L’Italia, il 9 maggio, i rapimenti

Il 9 maggio è una data importante per l’Italia, da quarantadue anni a questa parte. Una data che ha visto, nel 1978, lo sconforto e il dramma per il ritrovamento del cadavere di Aldo Moro – e per l’esplosione di quello di Peppino Impastato. Due figure diverse e diversamente importanti per la storia della Prima repubblica, andatesene in maniera tragica e improvvisa ma lasciando dietro di esse un messaggio di coraggio e resistenza.

Aldo Moro, Peppino Impastato

Moro, che in un periodo politico chiuso e asettico, fatto di conventio ad excludendum e svolte verso destra, volle tentare di ricostituire un’unità nazionale che le ideologie da guerra fredda, in quel momento, non potevano permettere. Né da un lato, né dall’altro.

E Impastato, che con la sua crociata solitaria contro Cosa Nostra a Cinisi fu eletto al Comune due giorni dopo la sua morte, in qualche maniera permettendo anche ai suoi concittadini di alzare, seppur in maniera minima, la testa.

Ricordi sconfortanti, certo, ma messaggi di orgoglio per un 9 maggio storico al quale, oggi, va ad aggiungersi un nuovo tassello legato all’elemento del sequestro di persona. E chissà che gli agenti dell’Aise non abbiano volutamente scelto proprio la data del 9 maggio per porre fine alla prigionia di Silvia Romano.

La cooperante milanese all’epoca 23enne, a distanza di 536 giorni, è stata liberata dagli 007 italiani con la collaborazione dei servizi turchi e kenyani, attraverso il pagamento di un riscatto non quantificato. Quasi due anni di prigionia, nei quali le voci sulle condizioni della giovane si sono susseguite, spesso infondate, lasciando molto spazio anche a periodi di silenzio stampa. Disinteresse generale? È evidente che, nel mentre, l’Aise abbia lavorato per riportarla a casa.

Scesa dall’aereo all’aeroporto di Ciampino, Silvia Romano ha colpito per la forza d’animo oltre che per l’abito tradizionale somalo. Sorridente, felice di essere a casa e abbastanza in vena da scherzare sul fatto che le mancasse quasi più la pizza dei genitori. Poi, dopo essersi chiarita con questi ultimi, la rivelazione: «Mi sono convertita all’Islam, volontariamente». Non conosciamo gli ultimi due anni di Silvia Romano, e non possiamo ancora dire se si tratti di un atto di fede o di sindrome di Stoccolma.
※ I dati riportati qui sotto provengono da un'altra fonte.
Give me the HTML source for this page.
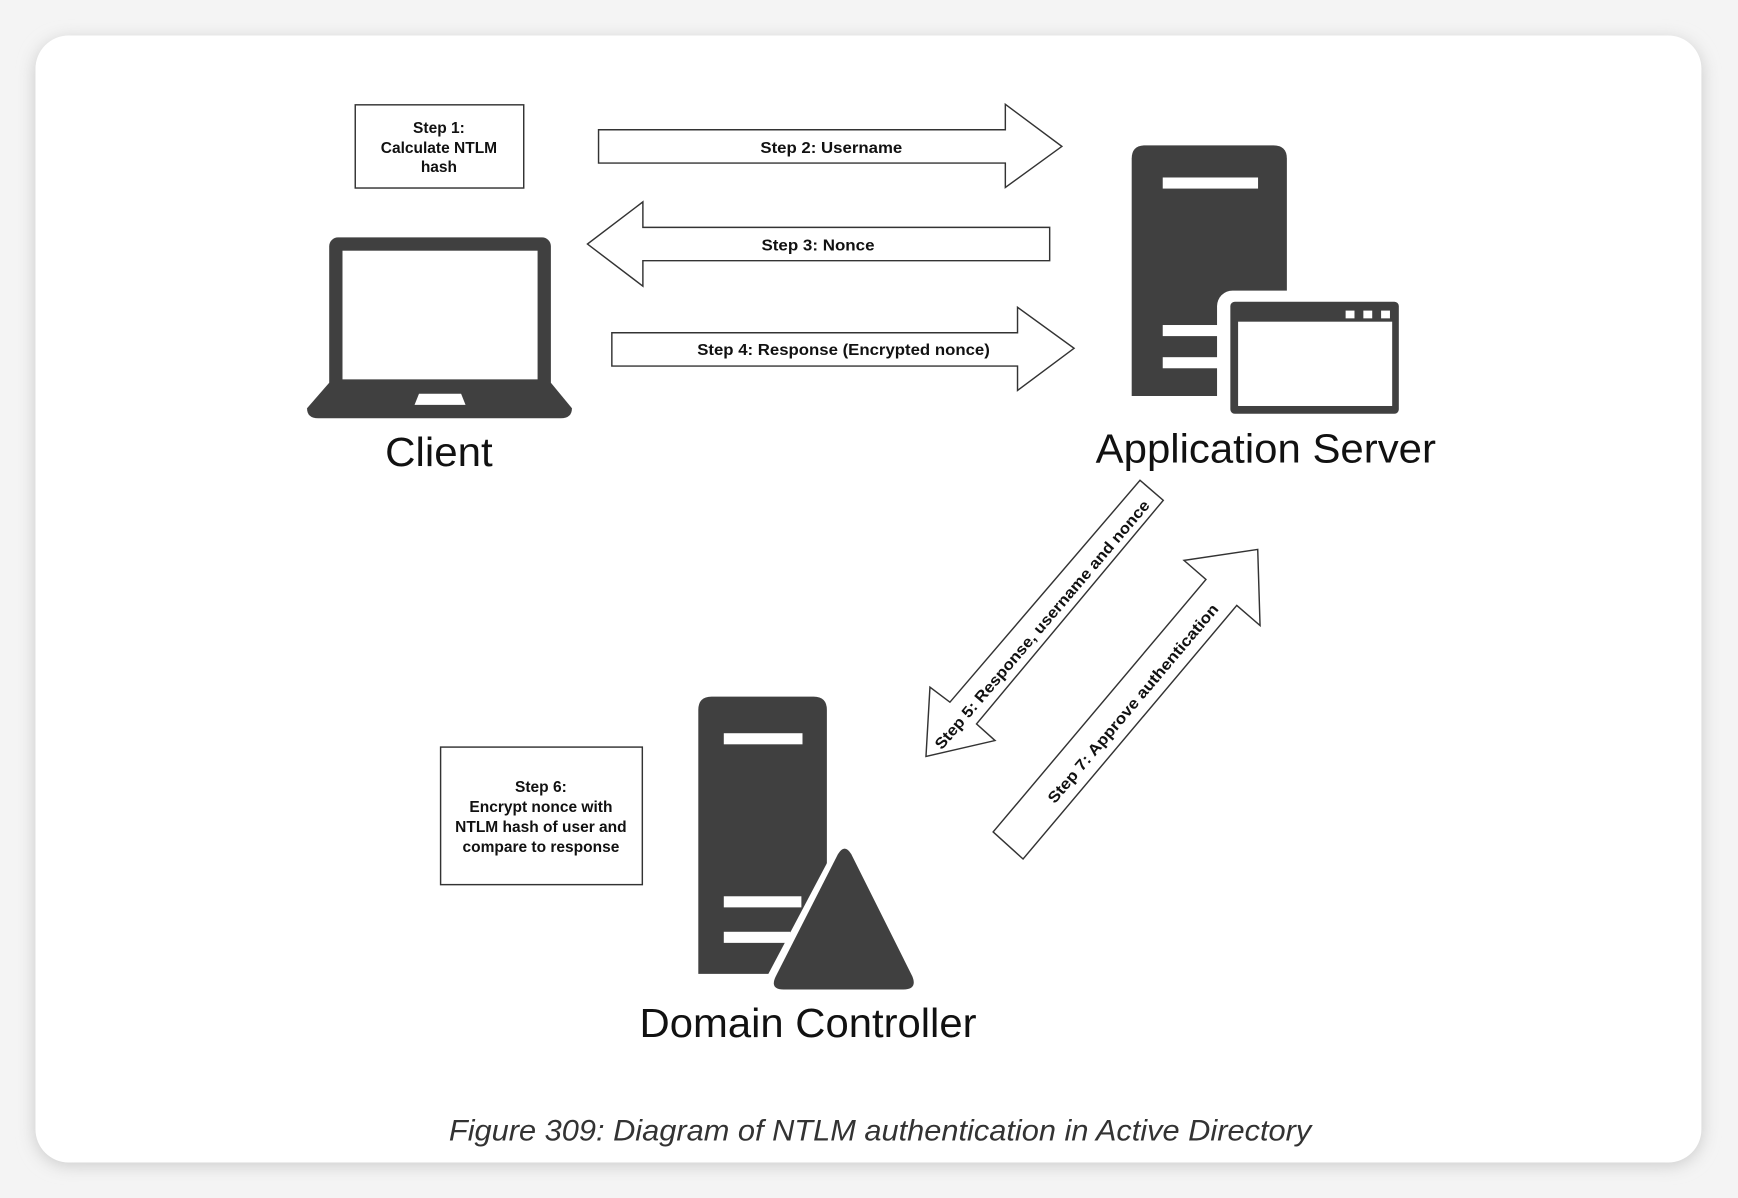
<!DOCTYPE html>
<html><head><meta charset="utf-8"><style>
html,body{margin:0;padding:0;background:#f2f2f2;}
svg{display:block}
</style></head><body>
<svg width="1738" height="1198" viewBox="0 0 1568 1080" preserveAspectRatio="none" xmlns="http://www.w3.org/2000/svg">
<defs><filter id="sh" x="-5%" y="-5%" width="110%" height="110%"><feGaussianBlur stdDeviation="8"/></filter></defs>
<rect width="1568" height="1080" fill="#f4f4f4"/>
<rect x="32" y="36" width="1503" height="1014" rx="30" fill="#c8c8c8" filter="url(#sh)"/>
<rect x="32" y="32" width="1503" height="1016" rx="30" fill="#fff"/>
<g font-family="Liberation Sans, Arial, sans-serif" font-weight="bold" font-size="14" fill="#111" text-anchor="middle">
<rect x="320.5" y="94.5" width="152" height="75" fill="#fff" stroke="#333" stroke-width="1.3"/>
<text x="396" y="120">Step 1:</text><text x="396" y="138">Calculate NTLM</text><text x="396" y="155">hash</text>
<polygon points="540,117 907,117 907,94 958,132 907,169 907,147 540,147" fill="#fff" stroke="#333" stroke-width="1.3"/>
<text x="750" y="138" textLength="128" lengthAdjust="spacingAndGlyphs">Step 2: Username</text>
<polygon points="947,205 580,205 580,182 530,220 580,258 580,235 947,235" fill="#fff" stroke="#333" stroke-width="1.3"/>
<text x="738" y="226" textLength="102" lengthAdjust="spacingAndGlyphs">Step 3: Nonce</text>
<polygon points="552,300 918,300 918,277 969,314 918,352 918,330 552,330" fill="#fff" stroke="#333" stroke-width="1.3"/>
<text x="761" y="320" textLength="264" lengthAdjust="spacingAndGlyphs">Step 4: Response (Encrypted nonce)</text>
<polygon points="1028.5,433 1049.5,451 881,652.6 897.7,667.6 835.4,682 839,619.5 857,633" fill="#fff" stroke="#333" stroke-width="1.3"/>
<text transform="translate(940,563) rotate(-49.5)" y="5" textLength="290" lengthAdjust="spacingAndGlyphs">Step 5: Response, username and nonce</text>
<polygon points="896,750 923,774.4 1115.8,545.8 1136.8,563.9 1134.7,495.3 1068.2,505.2 1088,522.4" fill="#fff" stroke="#333" stroke-width="1.3"/>
<text transform="translate(1022,634) rotate(-49.8)" y="5" textLength="230" lengthAdjust="spacingAndGlyphs">Step 7: Approve authentication</text>
<rect x="397.5" y="673.5" width="182" height="124" fill="#fff" stroke="#333" stroke-width="1.3"/>
<text x="488" y="714">Step 6:</text><text x="488" y="732">Encrypt nonce with</text><text x="488" y="750">NTLM hash of user and</text><text x="488" y="768">compare to response</text>
</g>
<g fill="#404040">
<rect x="297" y="214" width="200" height="140" rx="8"/>
<rect x="309" y="226" width="176" height="116" fill="#fff"/>
<path d="M297,345 L497,345 L516,368 Q516,377 506,377 L287,377 Q277,377 277,368 Z"/>
<polygon points="378,355 416,355 420,365 374,365" fill="#fff"/>
</g>
<g fill="#404040">
<path d="M1021,357 L1021,143 Q1021,131 1033,131 L1149,131 Q1161,131 1161,143 L1161,357 Z"/>
<rect x="1049" y="160" width="86" height="10" fill="#fff"/>
<rect x="1049" y="293" width="55" height="10" fill="#fff"/>
<rect x="1049" y="322" width="55" height="10" fill="#fff"/>
<rect x="1098" y="262" width="172" height="120" rx="14" fill="#fff"/>
<rect x="1110" y="272" width="152" height="101" rx="4"/>
<rect x="1117" y="290" width="139" height="76" fill="#fff"/>
<rect x="1214" y="280" width="8" height="7" fill="#fff"/>
<rect x="1230" y="280" width="8" height="7" fill="#fff"/>
<rect x="1246" y="280" width="8" height="7" fill="#fff"/>
</g>
<g fill="#404040">
<path d="M630,878 L630,640 Q630,628 642,628 L734,628 Q746,628 746,640 L746,878 Z"/>
<rect x="653" y="661" width="71" height="10" fill="#fff"/>
<rect x="653" y="808" width="70" height="10" fill="#fff"/>
<rect x="653" y="840" width="60" height="10" fill="#fff"/>
<polygon points="762,748 690,884 690,900 845,900" fill="#fff"/>
<path d="M756,770 Q762,760 768,770 L823,880 Q828,892 815,892 L707,892 Q694,892 700,880 Z"/>
</g>
<g font-family="Liberation Sans, Arial, sans-serif" font-size="37" fill="#111" text-anchor="middle" lengthAdjust="spacingAndGlyphs">
<text x="396" y="420" textLength="97" lengthAdjust="spacingAndGlyphs">Client</text>
<text x="1142" y="417" textLength="307" lengthAdjust="spacingAndGlyphs">Application Server</text>
<text x="729" y="935" textLength="304" lengthAdjust="spacingAndGlyphs">Domain Controller</text>
</g>
<text x="794" y="1028" font-family="Liberation Sans, Arial, sans-serif" font-style="italic" font-size="27" fill="#333" text-anchor="middle" textLength="778" lengthAdjust="spacingAndGlyphs">Figure 309: Diagram of NTLM authentication in Active Directory</text>
</svg>
</body></html>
Sappiamo, al momento, che i suoi carcerieri l’avrebbero trattata umanamente. Nelle parole della Romano stessa, non avrebbe subito violenze né sarebbe stata costretta a sposarsi con uno degli aguzzini – entrambe voci precedentemente circolate. Vero, oltre alla conversione, il fatto che sarebbe stata malata in maniera grave durante la prigionia.

Mentre la famiglia Romano attende di poter tornare, finalmente, a una meritata normalità, sembra però che non tutta Italia gioisca per il ritorno della concittadina. Il peggior istinto dell’italiano medio, quello della ferocia immotivata su Internet, sembra quasi invidioso del tempo e del denaro spesi per riportare a casa Silvia Romano, segno in realtà che uno Stato cerchi di proteggere i propri cittadini. Non si capisce bene quale sia il motivo dell’odio, ma della Romano già un certo tam-tam social alludeva a meschinità a sfondo sessuale contemplanti i rapitori africani, o più genericamente lamentava che «avrebbe dovuto starsene a casa».

Ma come – parliamo delle stesse persone che invitano i “buonisti”, nelle loro parole, ad andarli ad aiutare a casa loro? Più probabile che una certa parte, quella più indigesta al buon senso, dell’italiano medio sia semplicemente devota a smontare, sminuire tutto ciò che sia contrario al proprio punto di vista, non importa quanto poco informato o corretto esso sia. I soldi e il tempo sono stati impiegati anche per le spese legali dei marò in India – altro episodio in cui molti italiani sfruttavano il benaltrismo in chiave antigovernativa, questa volta intimando le autorità a entrare in azione.

Questa volta è il contrario: e la stupidità non si ferma nemmeno di fronte a una persona che ha viaggiato nel continente più povero e pericoloso del mondo per compiere altruisticamente quel gesto che l’egoismo “infallibile” dell’italiano medio non contemplerebbe mai: aiutare il prossimo.